Biophilia begins in a journalistic style, recounting Wilson’s various expeditions to the Amazon River basin in search for an elusive species of ants. He describes the forest with an appeal to all five senses, making it easy to accompany Wilson upon his trips. Wilson demonstrates Biophilia with figurative language instead of merely describing it. Thus, by the use of sensory details it becomes obvious that Biophilia is a major force effecting how humans react to living organisms. He points out that fungi, protists and plants have been around far longer than Homo Sapiens, and humans depend on these kingdoms for survival. In other words, we are not the only species that matter.
In his conclusion he relates the conservationist ethic, what humans need to do because of their innate biophilia. Man depends on other living organisms for survival, thus Wilson argues that humans need to care for natural resources if we want to remain alive.

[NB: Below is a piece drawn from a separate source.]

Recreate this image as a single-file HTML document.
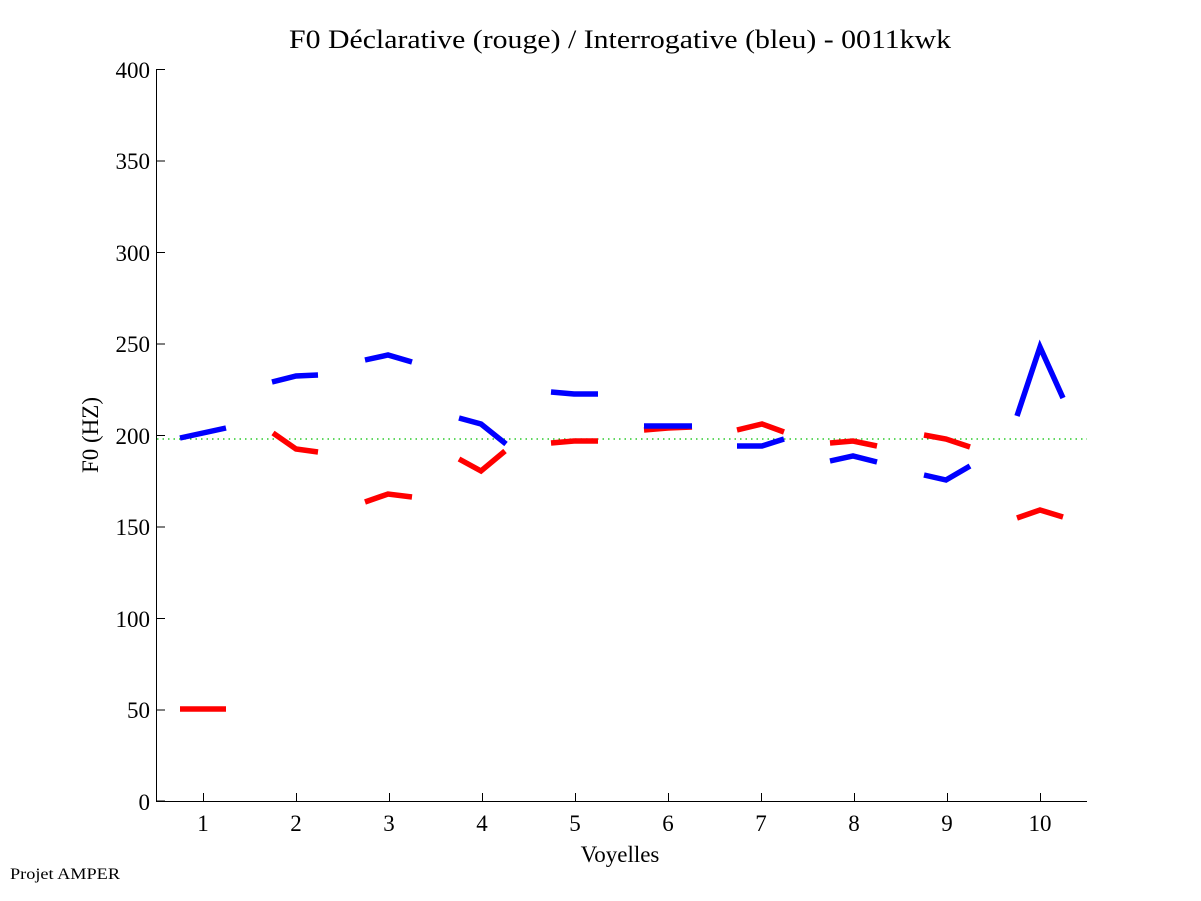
<!DOCTYPE html>
<html><head><meta charset="utf-8"><style>body{margin:0;background:#fff}svg{display:block}</style></head><body>
<svg width="1201" height="901" xmlns="http://www.w3.org/2000/svg" font-family="Liberation Serif, serif">
<rect width="1201" height="901" fill="#fff"/>
<text x="620" y="48" font-size="26" text-anchor="middle" textLength="662" lengthAdjust="spacingAndGlyphs">F0 Déclarative (rouge) / Interrogative (bleu) - 0011kwk</text>
<g stroke="#000" stroke-width="1" fill="none">
<line x1="156.5" y1="69" x2="156.5" y2="801.5"/>
<line x1="156" y1="801.5" x2="1087" y2="801.5"/>
<path d="M157 69.5h8M157 161h8M157 252.5h8M157 344h8M157 435.5h8M157 527h8M157 618.5h8M157 710h8M157 801h8"/>
<path d="M203.5 801v-8M296.5 801v-8M389.5 801v-8M482.5 801v-8M575.5 801v-8M668.5 801v-8M761.5 801v-8M854.5 801v-8M947.5 801v-8M1040.5 801v-8"/>
</g>
<g font-size="23" text-anchor="end">
<text x="150" y="78">400</text><text x="150" y="169">350</text><text x="150" y="261">300</text><text x="150" y="352">250</text><text x="150" y="444">200</text><text x="150" y="535">150</text><text x="150" y="627">100</text><text x="150" y="718">50</text><text x="150" y="810">0</text>
</g>
<g font-size="23" text-anchor="middle">
<text x="203" y="831">1</text><text x="296" y="831">2</text><text x="389" y="831">3</text><text x="482" y="831">4</text><text x="575" y="831">5</text><text x="668" y="831">6</text><text x="761" y="831">7</text><text x="854" y="831">8</text><text x="947" y="831">9</text><text x="1040" y="831">10</text>
<text x="620" y="862">Voyelles</text>
<text transform="translate(98,435) rotate(-90)">F0 (HZ)</text>
</g>
<text x="10" y="879" font-size="16" textLength="110" lengthAdjust="spacingAndGlyphs">Projet AMPER</text>
<line x1="157" y1="439" x2="1087" y2="439" stroke="#00c000" stroke-width="1.3" stroke-dasharray="1.5,4"/>
<g fill="none" stroke-width="5.5" stroke-linejoin="miter">
<g stroke="#f00">
<path d="M180 709L226 709"/>
<path d="M273 433L296 449L318 452"/>
<path d="M365 502L388 494L412 497"/>
<path d="M459 459L481 471L505 451"/>
<path d="M551 443L574 441L598 441"/>
<path d="M644 430L668 428L692 427"/>
<path d="M737 430L762 424L784 432"/>
<path d="M830 443L853 441L877 446"/>
<path d="M924 435L946 439L970 447"/>
<path d="M1017 518L1040 510L1063 517"/>
</g>
<g stroke="#00f">
<path d="M180 438L203 433L226 428"/>
<path d="M272 382L296 376L318 375"/>
<path d="M365 360L388 355L412 362"/>
<path d="M459 418L481 424L506 444"/>
<path d="M551 392L574 394L598 394"/>
<path d="M644 426L668 426L692 426"/>
<path d="M737 446L762 446L784 439"/>
<path d="M830 461L853 456L877 462"/>
<path d="M924 475L946 480L970 466"/>
<path d="M1017 416L1040 347L1063 398"/>
</g>
</g>
</svg>
</body></html>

The book is well written and easily readable, and I have reflected on both the content of the essays, as well as viewing it as a model for developing descriptive articles that make a statement. It sparks a thought process within me; while marveling at the vivid first hand accounts of nature, I also am drawn into the bigger picture of our role within the universe. I am a human, and man, like it or not, is intimately tied, woven into the fabric of the Earth. While making his point, Wilson uses some of the best sensory descriptions, drenched in poetic figurative language. He proves that academic writing does not have to be boring.
Wilson’s approach, using personal experience to illustrate the conservationist ethic is fresh and free from the obsessions and panic of the current environmentalist movement. While he seeks to impart its practical lessons, he avoids cultism and uses common sense, laced with vivid sensory details in a highly readable book recommended to all.